Copy down every line where the string "this" shows up.

*** Working data

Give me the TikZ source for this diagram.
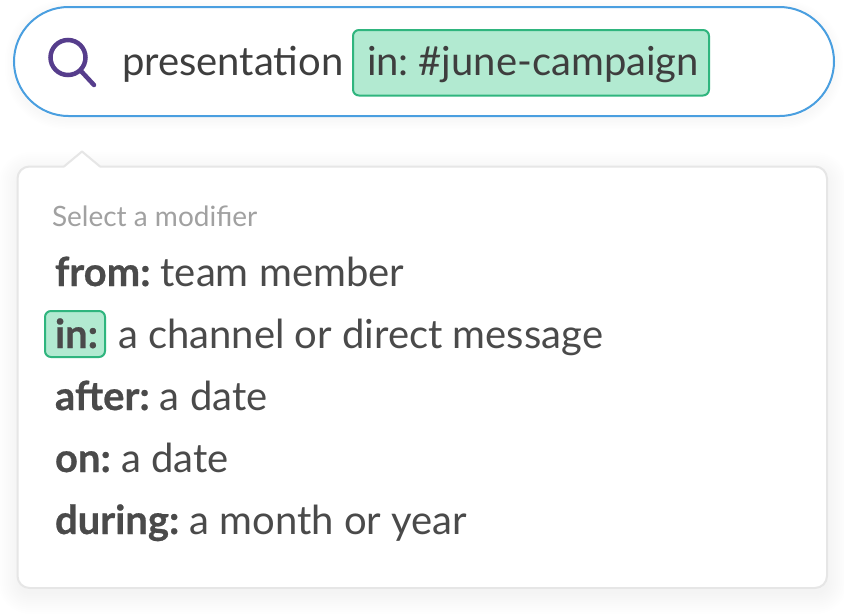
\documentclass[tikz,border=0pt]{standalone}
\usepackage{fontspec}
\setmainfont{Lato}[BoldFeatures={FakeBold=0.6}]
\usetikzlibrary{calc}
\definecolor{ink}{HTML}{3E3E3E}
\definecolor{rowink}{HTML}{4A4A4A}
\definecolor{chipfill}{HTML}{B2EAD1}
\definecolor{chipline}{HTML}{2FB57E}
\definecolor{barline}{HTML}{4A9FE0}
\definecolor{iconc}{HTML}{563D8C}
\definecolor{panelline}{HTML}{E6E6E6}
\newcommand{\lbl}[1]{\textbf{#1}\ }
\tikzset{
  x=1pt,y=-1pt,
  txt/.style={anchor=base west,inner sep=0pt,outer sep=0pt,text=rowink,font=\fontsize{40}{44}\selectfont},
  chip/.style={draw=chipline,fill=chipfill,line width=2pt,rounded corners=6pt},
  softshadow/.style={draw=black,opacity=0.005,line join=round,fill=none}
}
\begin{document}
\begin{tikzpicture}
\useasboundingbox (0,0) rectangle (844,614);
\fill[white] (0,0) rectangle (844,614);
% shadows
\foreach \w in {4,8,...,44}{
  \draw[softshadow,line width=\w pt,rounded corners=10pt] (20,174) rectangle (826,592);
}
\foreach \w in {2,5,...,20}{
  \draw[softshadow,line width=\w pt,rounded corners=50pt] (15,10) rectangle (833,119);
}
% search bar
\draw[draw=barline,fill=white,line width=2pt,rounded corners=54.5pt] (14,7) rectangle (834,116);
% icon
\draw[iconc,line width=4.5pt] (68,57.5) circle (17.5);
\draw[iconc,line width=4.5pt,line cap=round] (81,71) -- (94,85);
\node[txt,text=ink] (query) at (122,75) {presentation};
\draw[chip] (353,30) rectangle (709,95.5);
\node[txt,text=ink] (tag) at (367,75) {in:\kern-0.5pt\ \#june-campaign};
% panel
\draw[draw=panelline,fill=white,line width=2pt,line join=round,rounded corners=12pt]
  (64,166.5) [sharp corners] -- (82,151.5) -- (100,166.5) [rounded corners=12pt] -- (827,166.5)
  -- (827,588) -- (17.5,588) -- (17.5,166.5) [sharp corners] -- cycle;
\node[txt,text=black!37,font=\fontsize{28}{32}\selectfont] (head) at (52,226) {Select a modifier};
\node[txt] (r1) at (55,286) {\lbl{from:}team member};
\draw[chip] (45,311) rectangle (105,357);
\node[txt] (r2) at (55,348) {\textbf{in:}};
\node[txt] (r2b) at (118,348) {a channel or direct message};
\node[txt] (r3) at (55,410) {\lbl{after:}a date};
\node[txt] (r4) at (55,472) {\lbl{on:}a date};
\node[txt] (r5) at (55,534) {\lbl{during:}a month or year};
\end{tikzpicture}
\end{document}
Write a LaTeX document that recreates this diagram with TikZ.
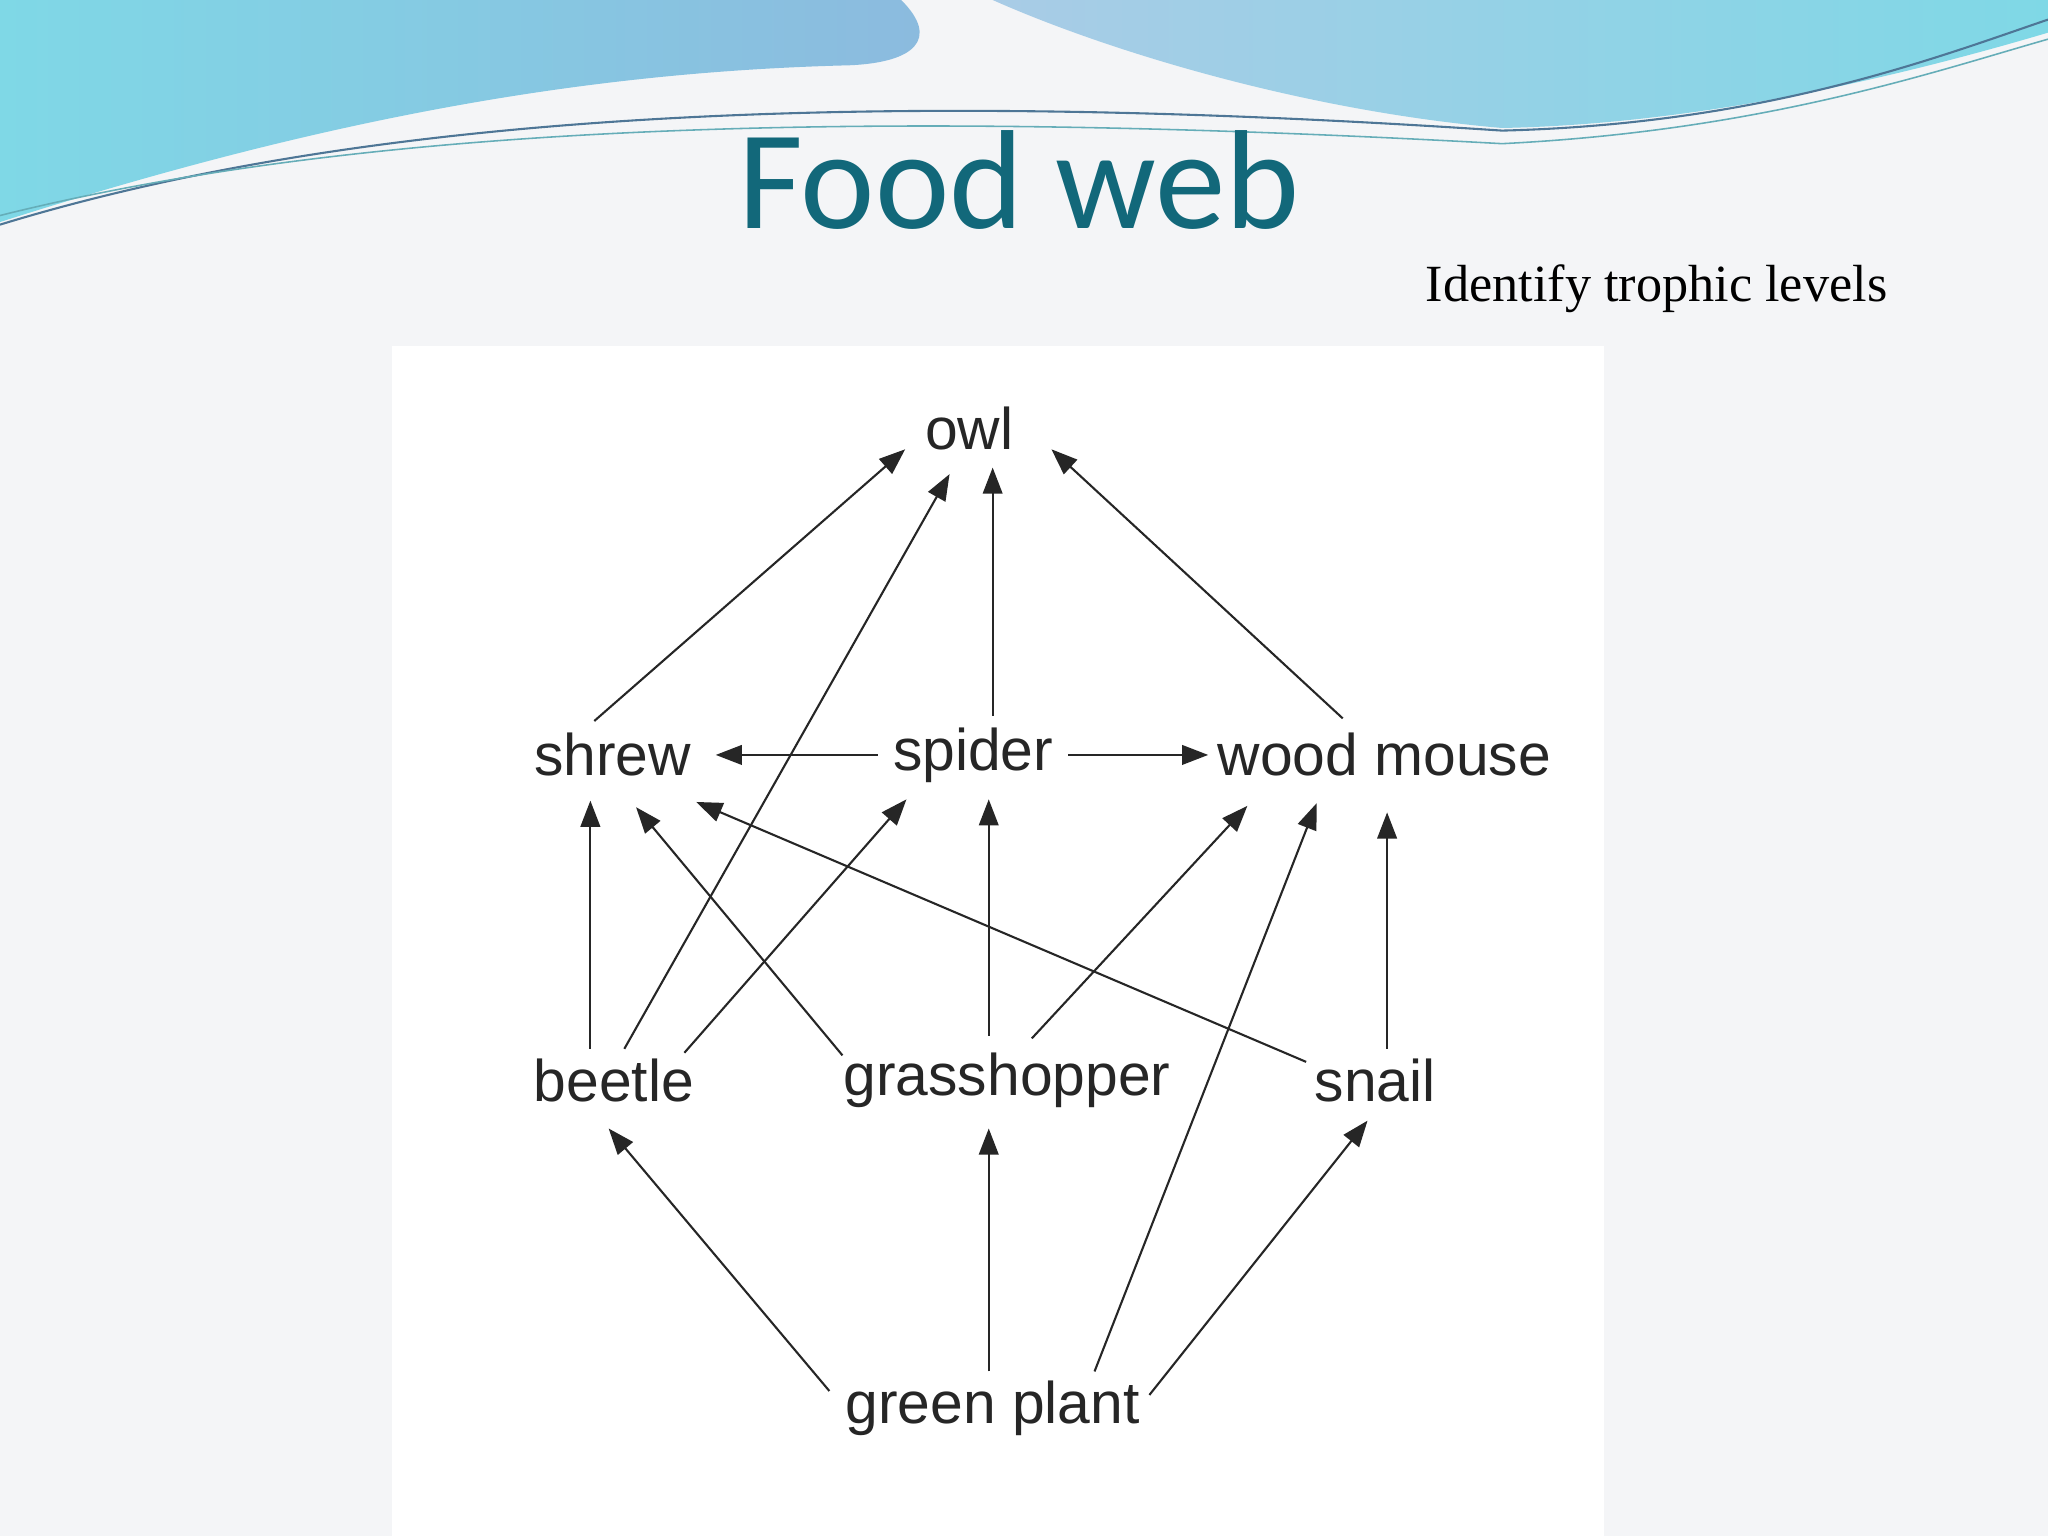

******

Reply to the exercise:
Give me the TikZ source for this diagram.
Write a LaTeX document that recreates this diagram with TikZ.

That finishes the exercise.